272 Slaves Were Sold to Save Georgetown University in Washington DC. What Does It Owe Their Descendants?
The grave of Cornelius Hawkins, one of 272 slaves sold by the Jesuits in 1838 to help keep what is now Georgetown University afloat. Credit William Widmer for The New York Times
In 1838, the Jesuit priests who ran the country’s top Catholic university
needed money to keep it alive. Now comes the task of making amends.
Story by New York Times
Written by Rachel L. Swarns
WASHINGTON — The human cargo was loaded on ships at a bustling wharf in the nation’s capital, destined for the plantations of the Deep South. Some slaves pleaded for rosaries as they were rounded up, praying for deliverance.
But on this day, in the fall of 1838, no one was spared: not the 2-month-old baby and her mother, not the field hands, not the shoemaker and not Cornelius Hawkins, who was about 13 years old when he was forced onboard.
Their panic and desperation would be mostly forgotten for more than a century. But this was no ordinary slave sale. The enslaved African-Americans had belonged to the nation’s most prominent Jesuit priests. And they were sold, along with scores of others, to help secure the future of the premier Catholic institution of higher learning at the time, known today as Georgetown University.
Now, with racial protests roiling college campuses, an unusual collection of Georgetown professors, students, alumni and genealogists is trying to find out what happened to those 272 men, women and children. And they are confronting a particularly wrenching question: What, if anything, is owed to the descendants of slaves who were sold to help ensure the college’s survival?
More than a dozen universities — including Brown, Columbia, Harvard and the University of Virginia — have publicly recognized their ties to slavery and the slave trade. But the 1838 slave sale organized by the Jesuits, who founded and ran Georgetown, stands out for its sheer size, historians say.

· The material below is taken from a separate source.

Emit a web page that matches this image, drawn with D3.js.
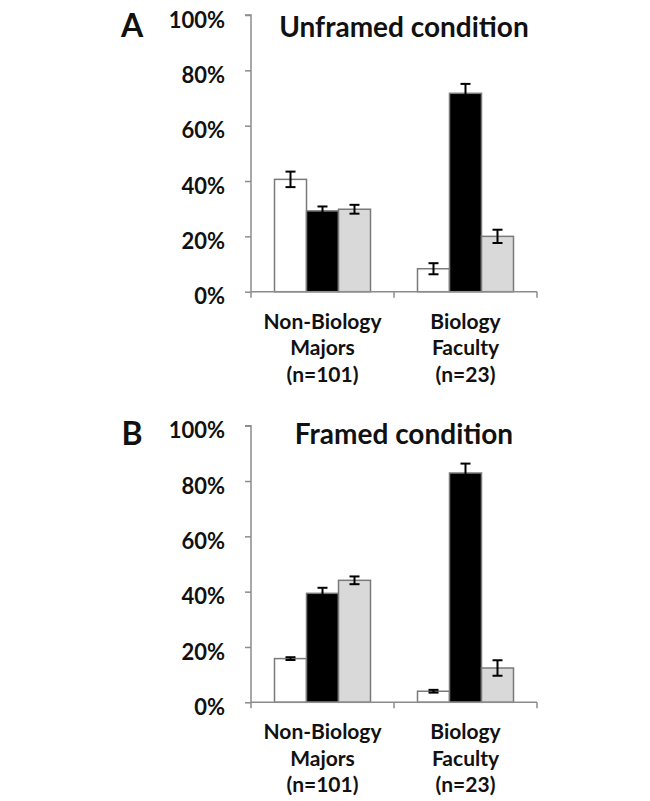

At Georgetown, slavery and scholarship were inextricably linked. The college relied on Jesuit plantations in Maryland to help finance its operations, university officials say. (Slaves were often donated by prosperous parishioners.) And the 1838 sale — worth about $3.3 million in today’s dollars — was organized by two of Georgetown’s early presidents, both Jesuit priests.
Some of that money helped to pay off the debts of the struggling college.
“The University itself owes its existence to this history,” said Adam Rothman, a historian at Georgetown and a member of a university working group that is studying ways for the institution to acknowledge and try to make amends for its tangled roots in slavery.
Although the working group was established in August, it was student demonstrations at Georgetown in the fall that helped to galvanize alumni and gave new urgency to the administration’s efforts.
The students organized a protest and a sit-in, using the hashtag #GU272 for the slaves who were sold. In November, the university agreed to remove the names of the Rev. Thomas F. Mulledy and the Rev. William McSherry, the college presidents involved in the sale, from two campus buildings.
An alumnus, following the protest from afar, wondered if more needed to be done.
That alumnus, Richard J. Cellini, the chief executive of a technology company and a practicing Catholic, was troubled that neither the Jesuits nor university officials had tried to trace the lives of the enslaved African-Americans or compensate their progeny.
Mr. Cellini is an unlikely racial crusader. A white man, he admitted that he had never spent much time thinking about slavery or African-American history.
But he said he could not stop thinking about the slaves, whose names had been in Georgetown’s archives for decades.
“This is not a disembodied group of people, who are nameless and faceless,” said Mr. Cellini, 52, whose company, Briefcase Analytics, is based in Cambridge, Mass. “These are real people with real names and real descendants.”
Within two weeks, Mr. Cellini had set up a nonprofit, the Georgetown Memory Project, hired eight genealogists and raised more than $10,000 from fellow alumni to finance their research.
Dr. Rothman, the Georgetown historian, heard about Mr. Cellini’s efforts and let him know that he and several of his students were also tracing the slaves. Soon, the two men and their teams were working on parallel tracks.
What has emerged from their research, and that of other scholars, is a glimpse of an insular world dominated by priests who required their slaves to attend Mass for the sake of their salvation, but also whipped and sold some of them. The records describe runaways, harsh plantation conditions and the anguish voiced by some Jesuits over their participation in a system of forced servitude.
“A microcosm of the whole history of American slavery,” Dr. Rothman said.
The enslaved were grandmothers and grandfathers, carpenters and blacksmiths, pregnant women and anxious fathers, children and infants, who were fearful, bewildered and despairing as they saw their families and communities ripped apart by the sale of 1838.
The researchers have used archival records to follow their footsteps, from the Jesuit plantations in Maryland, to the docks of New Orleans, to three plantations west and south of Baton Rouge, La.
The hope was to eventually identify the slaves’ descendants. By the end of December, one of Mr. Cellini’s genealogists felt confident that she had found a strong test case: the family of the boy, Cornelius Hawkins.